Trust will no longer run Heritage Festival
THE Southern Heritage Trust is keen for the biennial Dunedin Heritage Festival to continue, but will no longer run the event.
Trust founder Ann Barsby said Dunedin was ‘‘the heritage capital of New Zealand’’ and the festival, due to be held next year, should be retained.
It would be a ‘‘tragedy’’ to see it end and it would be ‘‘a struggle to set it up again’’ if it ever ceased, she said this week.
The trust would always support the festival but had stepped in to run it only as a ‘‘stop gap’’ measure in 2015 and last year, and no longer had time to do so.
The greatest difficulties in organising the festival last October had been ‘‘juggling with money’’ and the ‘‘time needed to actually organise and manage it’’.
In an earlier submission to the Dunedin City Council’s 10year plan, Mrs Barsby said the event had been established by the city council in 2007 ‘‘with adequate funding, which no longer exists’’.
‘‘This important festival suffers from financial insecurity, lack of professional management and marketing,’’ she added.

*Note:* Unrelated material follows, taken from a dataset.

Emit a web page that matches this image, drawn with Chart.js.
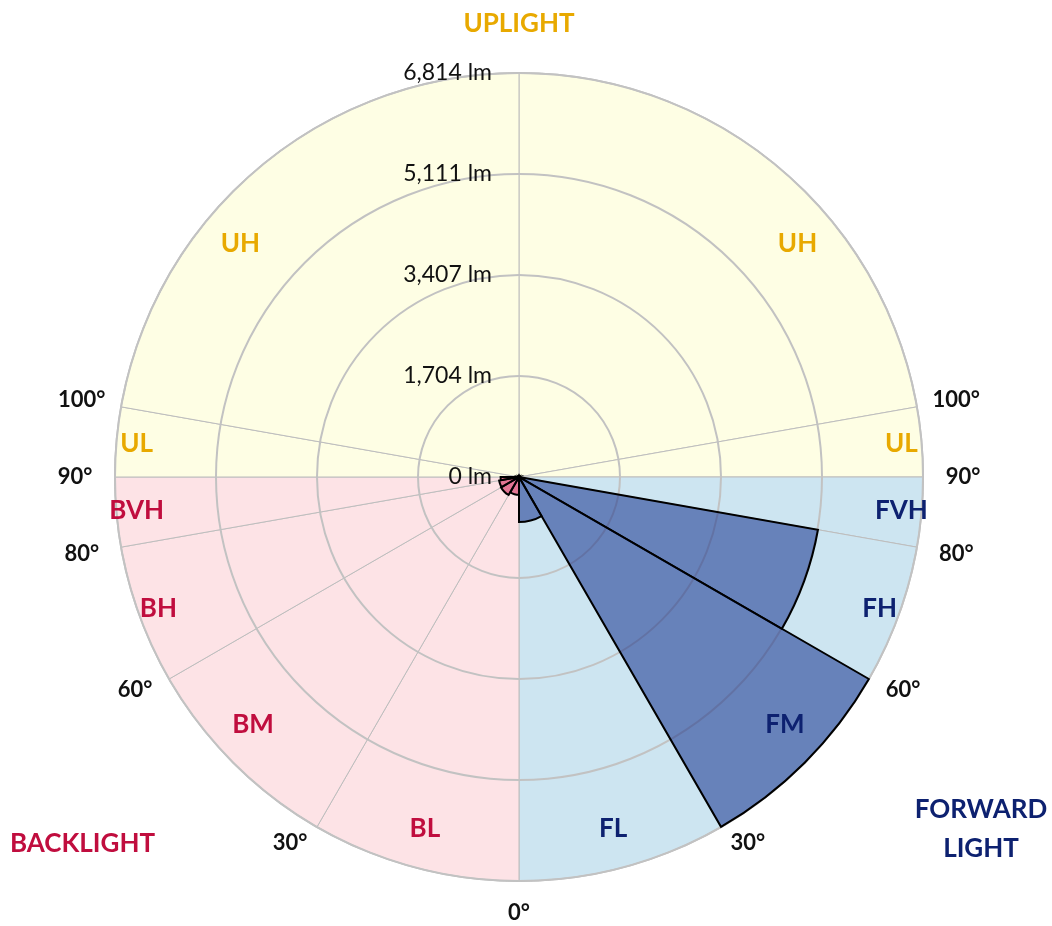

The heritage trust appreciated a $10,000 grant from the council’s major events fund, but more council support should be forthcoming, Mrs Barsby said.
Having the trust run the event was ‘‘an unsatisfactory situation’’ which had limited the festival’s potential, she said.
The festival had been run on a much larger scale last year, running for 11 days and offering more than 60 events.
Mrs Barsby envisaged that next year’s festival would have fewer events, would perhaps be held over a long weekend, and could be linked to the University of Otago’s 150th anniversary.